Monday, August 26, 2013

Where the Girls Are: Growing up Female with the Mass Media

1994, 1995 Times Books edition
Susan J. Douglas
Where the Girls Are: Growing up Female with the Mass Media
Bought new for $14.00
Slightly worn paperback
A-

As you might guess from the condition, I haven't read this book very often, so I was very pleasantly surprised by how fantastic it is.  It's intelligent, witty, snarky, sometimes crude, sometimes sophisticated, and always aware of ambiguity and contradiction.  In fact, ambiguity is as much the subject as what it was like for Douglas, born white, middle-class, and American around 1950, to grow up watching TV and movies, listening to rock music, reading magazines.  It is her story (without being a biography as such), but it is also about other Baby Boom women.  I think there are things that others can relate to-- women my age and younger, women of other classes and colors, and some men-- but that is her focus.  She is the daughter of a woman who struggled with 1950s messages about work and home, and the mother of a girl who loved Disney princesses yet made Douglas change all the pronouns to female during bedtime reading.  She is also a professor of media studies, which she both takes seriously enough that she thinks it should be studied, and as irreverently as she takes everything else.

There's so much here that's quotable, but I'll try to narrow it down:

  • "'Woman's bone structure and bodily proportions overwhelmingly lead her toward more passive interests and an inward life,' which I guess explains why American moms always sat on their asses, drinking beer and watching ball games, while our naturally more active dads chased the kids around the house, and drove them to scout meetings and Little League."
  • "Now, since Lisa [on Green Acres] spent much of her time flouncing around in chiffon, ostrich feathers, and gemstones the size of Fig Newtons, completely unable to cook or manage the household, the viewer saw immediately that feminist generalizations about domestic life certainly didn't apply here, and therefore, they might not apply elsewhere."
  • "In copy sounding as if it had been written by Alexander Haig, our skin was put in a bunker, or better yet, behind Reagan's version of Star Wars, as 'protective barriers' and 'invisible shields' deflected 'external aggressors.'"


As you might guess from that last quote, Douglas is building in part on Wolf's Beauty Myth, and of course Faludi's Backlash, although she sees the media as offering both pro-female and anti-female messages, sometimes at the same time, as with The Mary Tyler Moore Show.  She argues that living with the contradictions is part of what being a modern American woman and/or a feminist is.

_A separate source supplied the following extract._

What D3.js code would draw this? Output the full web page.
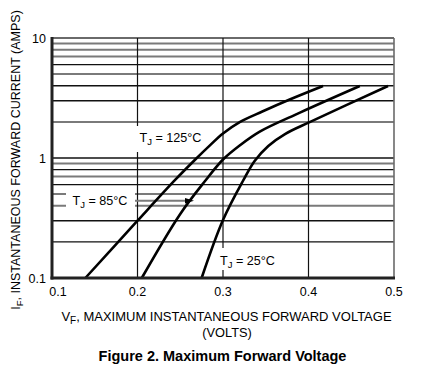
<!DOCTYPE html>
<html><head><meta charset="utf-8">
<script src="https://cdn.jsdelivr.net/npm/d3@7"></script>
<style>
html,body{margin:0;padding:0;background:#fff;}
svg{display:block;font-family:"Liberation Sans",Arial,sans-serif;}
</style></head>
<body><svg id="c" width="423" height="371"></svg>
<script>
// ---- data ----
const vTicks = [0.1, 0.2, 0.3, 0.4, 0.5];
const iTicks = [0.1, 1, 10];
const iGrid = [0.2,0.3,0.4,0.5,0.6,0.7,0.8,0.9,2,3,4,5,6,7,8,9];
const v125 = [0.139,0.200,0.244,0.267,0.285,0.300,0.320,0.346,0.378,0.417];
const i125 = [0.100,0.300,0.656,0.962,1.28,1.60,2.00,2.44,3.07,3.98];
const v85  = [0.205,0.250,0.279,0.300,0.320,0.343,0.390,0.460];
const i85  = [0.100,0.342,0.643,0.972,1.28,1.66,2.39,3.98];
const v25  = [0.275,0.300,0.324,0.337,0.353,0.373,0.402,0.493];
const i25  = [0.100,0.304,0.656,0.944,1.26,1.59,2.00,3.98];
const seriesNames = ["125", "85", "25"];
const xTitle = ["V", "F", ", MAXIMUM INSTANTANEOUS FORWARD VOLTAGE"];
const xTitle2 = "(VOLTS)";
const yTitle = ["I", "F", ", INSTANTANEOUS FORWARD CURRENT (AMPS)"];
const figTitle = "Figure 2. Maximum Forward Voltage";

// ---- drawing ----
const svg = d3.select("#c");
const x = d3.scaleLinear().domain([0.1, 0.5]).range([52, 394]);
const y = d3.scaleLog().domain([0.1, 10]).range([278, 38]);
const darkSet = new Set([0.2, 0.3, 0.6, 0.8, 3, 4, 6]);

// horizontal grid
svg.append("g").selectAll("line").data(iGrid).join("line")
  .attr("x1", x(0.1)).attr("x2", x(0.5))
  .attr("y1", d => y(d)).attr("y2", d => y(d))
  .attr("stroke", d => darkSet.has(d) ? "#111" : "#7a7a7a")
  .attr("stroke-width", d => darkSet.has(d) ? 1.3 : 2);
svg.append("g").selectAll("line").data([1, 10]).join("line")
  .attr("x1", x(0.1)).attr("x2", x(0.5))
  .attr("y1", d => y(d)).attr("y2", d => y(d))
  .attr("stroke", d => d === 10 ? "#6a6a6a" : "#111")
  .attr("stroke-width", d => d === 10 ? 2 : 1.3);
// vertical grid
svg.append("g").selectAll("line").data(vTicks.slice(1, 4)).join("line")
  .attr("x1", d => x(d)).attr("x2", d => x(d))
  .attr("y1", y(10)).attr("y2", y(0.1))
  .attr("stroke", "#111").attr("stroke-width", 1.2);
// right border
svg.append("line").attr("x1", x(0.5)).attr("x2", x(0.5)).attr("y1", y(10)).attr("y2", y(0.1))
  .attr("stroke", "#6a6a6a").attr("stroke-width", 1.6);

// label masks
const masks = [[66, 188, 69, 24], [134, 126, 72, 26], [216, 248, 64, 22]];
svg.append("g").selectAll("rect").data(masks).join("rect")
  .attr("x", d => d[0]).attr("y", d => d[1]).attr("width", d => d[2]).attr("height", d => d[3])
  .attr("fill", "#fff");

// arrow for 85
svg.append("line").attr("x1", 135).attr("x2", 186).attr("y1", 200.7).attr("y2", 200.7)
  .attr("stroke", "#7a7a7a").attr("stroke-width", 2);
svg.append("path").attr("d", "M185,198 L194,200.7 L185,203.4 Z").attr("fill", "#000");

// curves
const line = d3.line().x(d => x(d[0])).y(d => y(d[1])).curve(d3.curveCatmullRom.alpha(0.5));
[[v125, i125], [v85, i85], [v25, i25]].forEach(([vs, is]) => {
  svg.append("path").datum(vs.map((v, k) => [v, is[k]]))
    .attr("d", line).attr("fill", "none").attr("stroke", "#000")
    .attr("stroke-width", 2.6).attr("stroke-linecap", "butt");
});

// axes frame (left, bottom)
svg.append("line").attr("x1", x(0.1)).attr("x2", x(0.1)).attr("y1", y(10) - 1).attr("y2", y(0.1) + 1.5)
  .attr("stroke", "#222").attr("stroke-width", 3);
svg.append("line").attr("x1", x(0.1) - 1.5).attr("x2", x(0.5) + 1).attr("y1", y(0.1)).attr("y2", y(0.1))
  .attr("stroke", "#222").attr("stroke-width", 3);

// tick labels
svg.append("g").selectAll("text").data(vTicks).join("text")
  .attr("x", (d, k) => x(d) + (k === 0 ? 6 : 0)).attr("y", 296)
  .attr("text-anchor", "middle").attr("font-size", 12.5).attr("fill", "#000")
  .text(d => d3.format(".1f")(d));
svg.append("g").selectAll("text").data(iTicks).join("text")
  .attr("x", 46).attr("y", d => y(d) + 4.5)
  .attr("text-anchor", "end").attr("font-size", 12.5).attr("fill", "#000")
  .text(d => d < 1 ? d3.format(".1f")(d) : d3.format("d")(d));

// series labels
function tjLabel(xp, yp, name) {
  const t = svg.append("text").attr("x", xp).attr("y", yp).attr("font-size", 12.6).attr("fill", "#000");
  t.append("tspan").text("T");
  t.append("tspan").attr("dy", 3).attr("font-size", 9.5).text("J");
  t.append("tspan").attr("dy", -3).text(" = " + name + "\u00b0C");
}
tjLabel(139.5, 142, seriesNames[0]);
tjLabel(72.5, 205, seriesNames[1]);
tjLabel(220, 264.5, seriesNames[2]);

// axis titles
const xt = svg.append("text").attr("x", 226.5).attr("y", 321).attr("text-anchor", "middle")
  .attr("font-size", 13).attr("fill", "#000");
xt.append("tspan").text(xTitle[0]);
xt.append("tspan").attr("dy", 3).attr("font-size", 10).text(xTitle[1]);
xt.append("tspan").attr("dy", -3).text(xTitle[2]);
svg.append("text").attr("x", 227).attr("y", 337).attr("text-anchor", "middle")
  .attr("font-size", 12.8).attr("fill", "#000").text(xTitle2);

const yt = svg.append("text").attr("transform", "translate(20,160) rotate(-90)")
  .attr("text-anchor", "middle").attr("font-size", 12.5).attr("fill", "#000");
yt.append("tspan").text(yTitle[0]);
yt.append("tspan").attr("dy", 3).attr("font-size", 9.5).text(yTitle[1]);
yt.append("tspan").attr("dy", -3).text(yTitle[2]);

svg.append("text").attr("x", 222.5).attr("y", 361).attr("text-anchor", "middle")
  .attr("font-size", 14.5).attr("font-weight", "bold").attr("fill", "#000").text(figTitle);
</script></body></html>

This is the best book I've reread since Adamson's 1973 Marx Brothers book.  (Sorry, fiction just wasn't as good in the 20th century as in the 19th.)  Like that whimsical, cynical work of media criticism, this isn't perfect.  (I don't think I noted it, but Adamson was a bit sexist and homophobic, if not obnoxiously so.)  This book does spend much more time on the '50s and '60s than on the '70s, '80s, or '90s.  I do appreciate that it's the first book to actually get what was great about Roseanne.  (Even Roseanne's My Life as a Woman didn't, but then at the time that first biography came out, her show hadn't yet hit its stride.)  Yet there were so many other shows and movies Douglas could've talked about, even if this is her story.

The copyright page has 1994 and 1995, but I went with the earlier date because the main change from the hardcover first edition seems to be the addition of media contacts, and you can get much more up-to-date information on the Internet.  Yes, wouldn't it be great if this book went up to the Internet, not to mention the Spice Girls, Hermione Granger*, and Hillary Clinton's presidential campaign?  Well, as it happens, in 2010 Douglas published Enlightened Sexism: The Seductive Message that Feminism's Work Is Done.  I've got it on order and I'll let you know what I think of it when we get up to '10.  And no, I don't know what it includes, but this is one case where I am willing to buy the sequel without knowing the details.


*Douglas says of then-recent kids' movies, "Gutsy, smart, enterprising, and sassy little girls remain, after all this time, absent, invisible, denied."